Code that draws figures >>
※ ※ ※
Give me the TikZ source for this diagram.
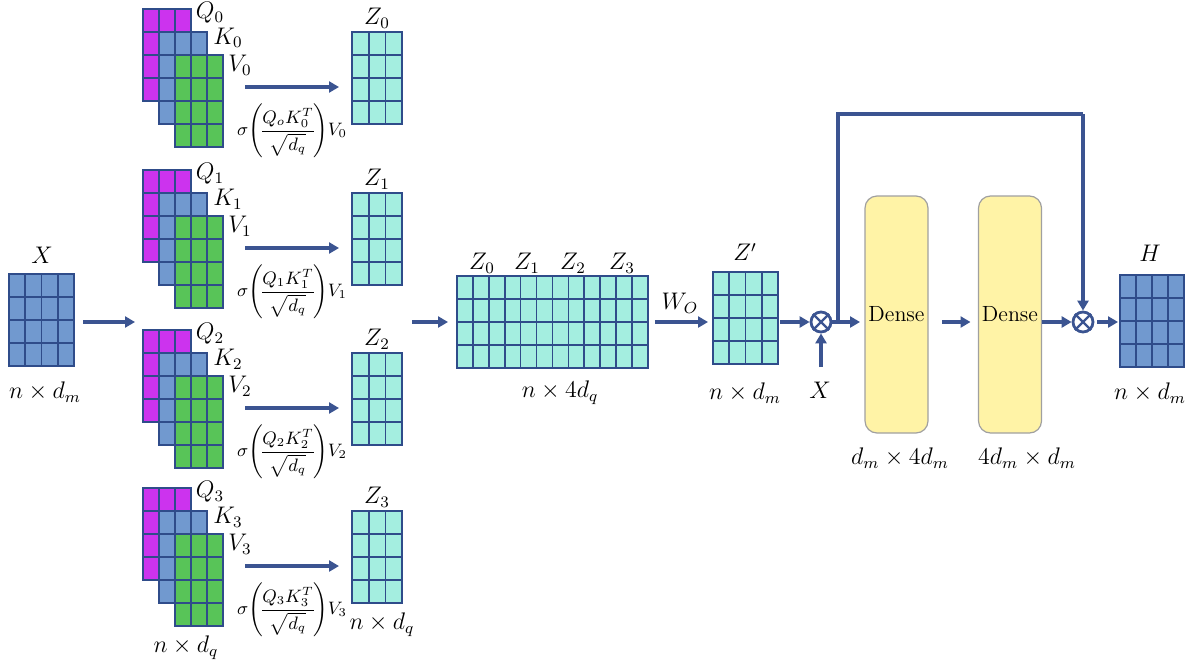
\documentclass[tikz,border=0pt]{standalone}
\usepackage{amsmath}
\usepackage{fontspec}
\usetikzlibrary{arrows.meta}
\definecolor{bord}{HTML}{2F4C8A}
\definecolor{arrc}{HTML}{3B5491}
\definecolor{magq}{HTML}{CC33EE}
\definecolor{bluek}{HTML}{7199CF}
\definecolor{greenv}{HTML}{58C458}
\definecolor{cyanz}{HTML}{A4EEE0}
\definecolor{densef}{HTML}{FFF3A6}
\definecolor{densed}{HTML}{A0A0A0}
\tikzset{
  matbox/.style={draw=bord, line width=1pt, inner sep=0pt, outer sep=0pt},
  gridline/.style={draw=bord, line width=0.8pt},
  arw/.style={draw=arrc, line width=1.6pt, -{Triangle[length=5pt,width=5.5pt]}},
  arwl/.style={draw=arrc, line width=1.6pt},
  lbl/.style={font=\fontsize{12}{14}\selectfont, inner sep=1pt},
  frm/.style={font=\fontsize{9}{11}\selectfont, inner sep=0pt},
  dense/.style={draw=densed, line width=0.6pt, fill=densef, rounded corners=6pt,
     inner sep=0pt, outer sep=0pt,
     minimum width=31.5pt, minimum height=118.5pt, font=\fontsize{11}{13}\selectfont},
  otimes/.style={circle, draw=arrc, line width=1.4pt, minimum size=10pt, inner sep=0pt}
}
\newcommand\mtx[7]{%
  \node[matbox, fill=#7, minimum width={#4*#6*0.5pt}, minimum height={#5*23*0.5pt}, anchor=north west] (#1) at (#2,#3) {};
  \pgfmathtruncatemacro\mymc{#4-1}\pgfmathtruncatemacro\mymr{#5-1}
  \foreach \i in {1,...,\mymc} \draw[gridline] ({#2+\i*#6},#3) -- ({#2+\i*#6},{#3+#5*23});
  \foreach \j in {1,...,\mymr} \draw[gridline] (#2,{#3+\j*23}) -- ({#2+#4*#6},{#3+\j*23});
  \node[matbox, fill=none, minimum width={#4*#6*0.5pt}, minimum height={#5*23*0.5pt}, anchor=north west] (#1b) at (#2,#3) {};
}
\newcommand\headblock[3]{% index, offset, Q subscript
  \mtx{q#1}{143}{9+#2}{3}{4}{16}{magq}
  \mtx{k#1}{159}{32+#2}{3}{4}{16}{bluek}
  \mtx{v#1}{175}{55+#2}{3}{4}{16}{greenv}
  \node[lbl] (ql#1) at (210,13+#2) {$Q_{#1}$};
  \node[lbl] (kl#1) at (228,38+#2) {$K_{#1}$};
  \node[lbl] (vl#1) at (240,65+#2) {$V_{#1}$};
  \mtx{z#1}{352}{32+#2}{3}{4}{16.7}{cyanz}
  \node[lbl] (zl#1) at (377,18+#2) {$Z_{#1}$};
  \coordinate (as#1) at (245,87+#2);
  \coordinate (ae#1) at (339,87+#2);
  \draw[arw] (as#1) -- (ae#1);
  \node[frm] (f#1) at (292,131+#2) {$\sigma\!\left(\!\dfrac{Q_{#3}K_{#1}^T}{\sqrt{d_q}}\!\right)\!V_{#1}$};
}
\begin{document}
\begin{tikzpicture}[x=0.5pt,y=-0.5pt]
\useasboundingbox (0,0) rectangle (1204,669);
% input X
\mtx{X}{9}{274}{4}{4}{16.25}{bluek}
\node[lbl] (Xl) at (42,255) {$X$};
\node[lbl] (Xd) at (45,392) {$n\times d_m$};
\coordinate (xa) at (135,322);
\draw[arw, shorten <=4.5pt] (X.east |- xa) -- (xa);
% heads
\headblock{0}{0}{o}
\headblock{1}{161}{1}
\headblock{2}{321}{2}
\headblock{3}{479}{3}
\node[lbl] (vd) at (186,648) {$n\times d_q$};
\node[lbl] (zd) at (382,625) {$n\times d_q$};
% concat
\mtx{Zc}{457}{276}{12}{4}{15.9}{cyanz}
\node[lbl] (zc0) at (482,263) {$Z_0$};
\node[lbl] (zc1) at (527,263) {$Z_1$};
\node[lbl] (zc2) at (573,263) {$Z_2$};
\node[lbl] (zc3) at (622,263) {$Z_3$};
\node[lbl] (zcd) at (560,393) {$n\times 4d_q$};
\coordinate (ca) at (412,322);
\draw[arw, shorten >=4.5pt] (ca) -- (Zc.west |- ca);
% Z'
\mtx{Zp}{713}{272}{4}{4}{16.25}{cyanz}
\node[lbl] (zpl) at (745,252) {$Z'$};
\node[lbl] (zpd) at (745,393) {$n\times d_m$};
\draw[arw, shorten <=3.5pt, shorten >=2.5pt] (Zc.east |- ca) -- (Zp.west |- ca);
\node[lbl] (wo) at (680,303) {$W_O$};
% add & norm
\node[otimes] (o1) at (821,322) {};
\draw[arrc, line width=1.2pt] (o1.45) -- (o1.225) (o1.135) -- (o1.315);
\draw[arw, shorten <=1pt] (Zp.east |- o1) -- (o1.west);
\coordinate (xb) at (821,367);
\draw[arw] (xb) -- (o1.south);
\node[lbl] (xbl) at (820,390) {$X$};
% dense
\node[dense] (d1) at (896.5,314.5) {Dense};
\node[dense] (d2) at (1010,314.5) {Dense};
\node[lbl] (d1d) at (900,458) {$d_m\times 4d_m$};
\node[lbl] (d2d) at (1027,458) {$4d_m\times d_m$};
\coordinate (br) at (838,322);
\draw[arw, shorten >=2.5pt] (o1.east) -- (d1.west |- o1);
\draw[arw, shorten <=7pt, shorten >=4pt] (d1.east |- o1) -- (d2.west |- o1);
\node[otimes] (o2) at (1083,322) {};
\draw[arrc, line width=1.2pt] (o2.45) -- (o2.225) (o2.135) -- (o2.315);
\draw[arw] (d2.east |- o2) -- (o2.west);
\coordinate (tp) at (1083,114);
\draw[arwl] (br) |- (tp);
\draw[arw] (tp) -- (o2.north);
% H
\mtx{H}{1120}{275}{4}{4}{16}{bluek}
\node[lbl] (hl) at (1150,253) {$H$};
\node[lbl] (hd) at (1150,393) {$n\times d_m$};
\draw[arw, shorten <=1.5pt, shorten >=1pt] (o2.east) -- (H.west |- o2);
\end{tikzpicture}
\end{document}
※ ※ ※
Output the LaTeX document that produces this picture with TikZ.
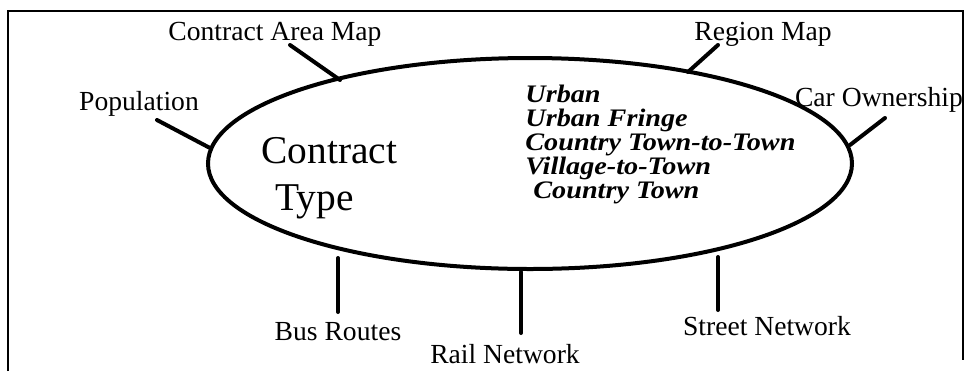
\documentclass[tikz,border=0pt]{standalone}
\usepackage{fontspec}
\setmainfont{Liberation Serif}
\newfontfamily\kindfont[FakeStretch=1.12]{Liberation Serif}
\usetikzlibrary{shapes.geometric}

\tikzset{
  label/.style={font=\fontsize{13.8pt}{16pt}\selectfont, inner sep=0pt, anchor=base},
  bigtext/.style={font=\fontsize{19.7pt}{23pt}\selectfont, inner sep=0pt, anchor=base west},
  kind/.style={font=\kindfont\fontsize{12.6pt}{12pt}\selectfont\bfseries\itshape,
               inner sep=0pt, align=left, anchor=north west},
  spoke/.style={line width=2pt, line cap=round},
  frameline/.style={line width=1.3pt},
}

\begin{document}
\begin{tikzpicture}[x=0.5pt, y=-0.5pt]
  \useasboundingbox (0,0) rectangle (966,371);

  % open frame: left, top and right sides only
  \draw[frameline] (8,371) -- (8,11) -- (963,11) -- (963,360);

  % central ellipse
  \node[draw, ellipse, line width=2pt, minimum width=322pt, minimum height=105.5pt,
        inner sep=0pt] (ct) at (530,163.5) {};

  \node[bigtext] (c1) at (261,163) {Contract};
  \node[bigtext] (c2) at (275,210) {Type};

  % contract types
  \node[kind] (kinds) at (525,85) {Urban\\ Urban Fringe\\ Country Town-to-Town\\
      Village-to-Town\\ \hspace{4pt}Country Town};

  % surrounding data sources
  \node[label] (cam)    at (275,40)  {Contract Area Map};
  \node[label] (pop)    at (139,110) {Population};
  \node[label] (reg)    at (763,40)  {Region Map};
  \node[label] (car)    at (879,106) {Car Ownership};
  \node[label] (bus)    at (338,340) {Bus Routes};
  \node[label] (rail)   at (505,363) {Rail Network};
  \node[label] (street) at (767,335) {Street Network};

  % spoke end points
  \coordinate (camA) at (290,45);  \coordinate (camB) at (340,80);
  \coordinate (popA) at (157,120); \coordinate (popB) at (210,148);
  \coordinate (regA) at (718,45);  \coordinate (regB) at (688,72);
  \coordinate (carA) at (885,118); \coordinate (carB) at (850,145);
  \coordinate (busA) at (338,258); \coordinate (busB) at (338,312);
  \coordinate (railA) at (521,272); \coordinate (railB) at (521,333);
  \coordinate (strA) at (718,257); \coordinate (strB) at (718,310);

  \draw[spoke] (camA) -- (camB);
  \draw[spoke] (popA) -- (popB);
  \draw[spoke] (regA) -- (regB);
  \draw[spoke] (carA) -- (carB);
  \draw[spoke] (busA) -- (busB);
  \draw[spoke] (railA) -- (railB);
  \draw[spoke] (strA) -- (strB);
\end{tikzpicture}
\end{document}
※ ※ ※
Given exercise >> Leave out the pictures and give again exactly the lines from the one with "Output the LaTeX" through the one with "(street) at (767,335)", and no others.

Full output >>
Output the LaTeX document that produces this picture with TikZ.
\documentclass[tikz,border=0pt]{standalone}
\usepackage{fontspec}
\setmainfont{Liberation Serif}
\newfontfamily\kindfont[FakeStretch=1.12]{Liberation Serif}
\usetikzlibrary{shapes.geometric}

\tikzset{
  label/.style={font=\fontsize{13.8pt}{16pt}\selectfont, inner sep=0pt, anchor=base},
  bigtext/.style={font=\fontsize{19.7pt}{23pt}\selectfont, inner sep=0pt, anchor=base west},
  kind/.style={font=\kindfont\fontsize{12.6pt}{12pt}\selectfont\bfseries\itshape,
               inner sep=0pt, align=left, anchor=north west},
  spoke/.style={line width=2pt, line cap=round},
  frameline/.style={line width=1.3pt},
}

\begin{document}
\begin{tikzpicture}[x=0.5pt, y=-0.5pt]
  \useasboundingbox (0,0) rectangle (966,371);

  % open frame: left, top and right sides only
  \draw[frameline] (8,371) -- (8,11) -- (963,11) -- (963,360);

  % central ellipse
  \node[draw, ellipse, line width=2pt, minimum width=322pt, minimum height=105.5pt,
        inner sep=0pt] (ct) at (530,163.5) {};

  \node[bigtext] (c1) at (261,163) {Contract};
  \node[bigtext] (c2) at (275,210) {Type};

  % contract types
  \node[kind] (kinds) at (525,85) {Urban\\ Urban Fringe\\ Country Town-to-Town\\
      Village-to-Town\\ \hspace{4pt}Country Town};

  % surrounding data sources
  \node[label] (cam)    at (275,40)  {Contract Area Map};
  \node[label] (pop)    at (139,110) {Population};
  \node[label] (reg)    at (763,40)  {Region Map};
  \node[label] (car)    at (879,106) {Car Ownership};
  \node[label] (bus)    at (338,340) {Bus Routes};
  \node[label] (rail)   at (505,363) {Rail Network};
  \node[label] (street) at (767,335) {Street Network};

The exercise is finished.